A portrait of Queen Victoria from 1841 | CM Dixon/Print Collector/Getty Images

Queen Victoria’s thoughts on women’s rights

WBUR reports the queen once said “We women are not made for governing.” Speaking in third person, she continued “The Queen is most anxious to enlist some one who can speak & write etc. checking this mad, wicked folly of ‘Woman’s rights,’ with all the attendant horrors, on which her poor feeble sex seems bent…God created man & woman different — & let each remain in their own position.”

Similarly, the British Library reports the queen saw contemporary gender roles as divinely ordained. In 1870, she wrote “Let women be what God intended, a helpmate for man, but with totally different duties and vocations.” Her words seemed to echo a passage in the Book of Genesis which described Eve as Adam’s helper.

How the queen changed the monarchy

Statue of Queen Victoria in Liverpool Michael Nicholson/Corbis via Getty Images

The Guardian quotes journalist Julia Baird’s take on the topic of Queen Victoria and women’s rights. “Victoria said women weren’t suited for public life, but she spent several decades protecting and demanding an influential place in it. [It’s] like a lot of women who say they are not feminist now, all the while they’re collecting pay cheques and expecting to vote and expecting to have property rights, and to have recourse if anyone were to assault them.

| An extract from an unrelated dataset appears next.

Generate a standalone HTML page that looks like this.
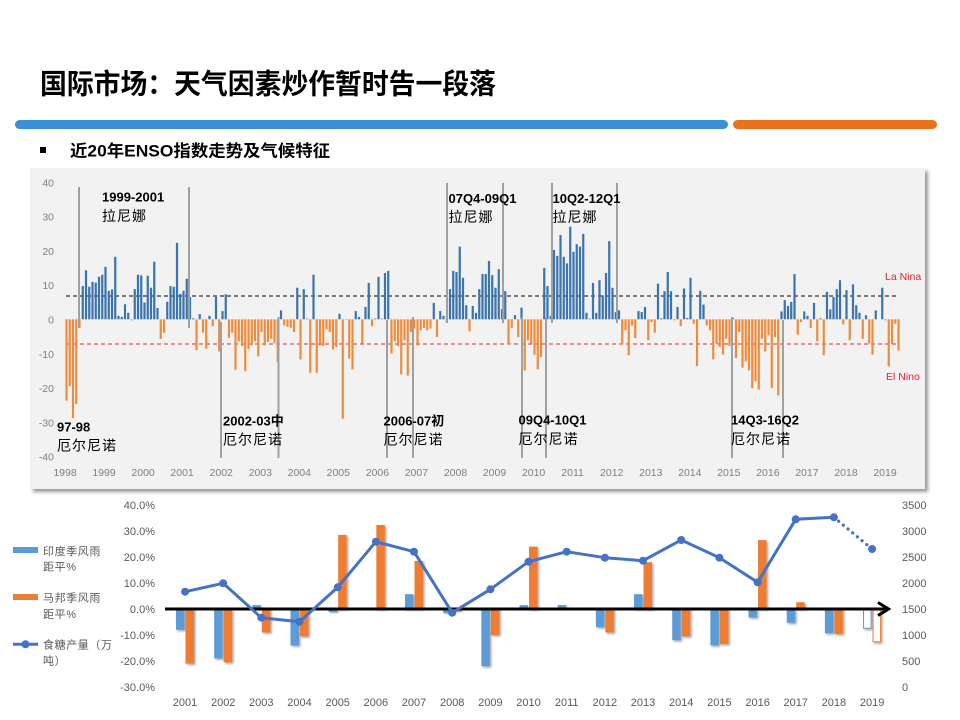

Her power was assumed to have come from the men around her, especially from her husband.”

Despite Queen Victoria’s views, her place in society – as well as the positions of other female rulers – gained some respect among suffragettes. Millicent Garrett Fawcett, a famous suffragette, said “Within its own prescribed limitations [the monarchy] repeatedly given in our own history, a chance to an able woman to prove that in statesmanship, courage, sense of responsibility and devotion to duty, she is capable of ruling in such a way as to strengthen her empire and throne by earning the devoted affection of all classes of her subjects.”

Did Queen Victoria leave any positive legacy for women?

Charles Robert Leslie’s Queen Victoria in Her Coronation Robe | © Historical Picture Archive/CORBIS/Corbis via Getty Images

In a similar vein, Baird says Queen Victoria defied the expectations of her time despite her traditional attitudes. “Victoria was so tough and stubborn and sometimes rude, and refused to accept defeat. Refused to be told what to do. She was micro reported on every second of the day and she behaved how she wanted to behave. That was quite different.”

Dr. Amanda Foreman had similar thoughts on Queen Victoria’s legacy as a female ruler, reports The Guardian. “Queen Victoria transformed Buckingham Palace, the fabric of this building, and in so doing created new traditions, those traditions which we now associate with the modern monarchy. It is significant that it was a woman who was responsible for these traditions and a woman who defined our nation’s understanding and concept of sovereign power, how it’s experienced, how it’s expressed.”

Some of the traditions Queen Victoria invented included garden parties British monarchy addressing their subjects on a balcony. Queen Victoria may not have been a modern woman. However, she did prove women could have a lasting impact.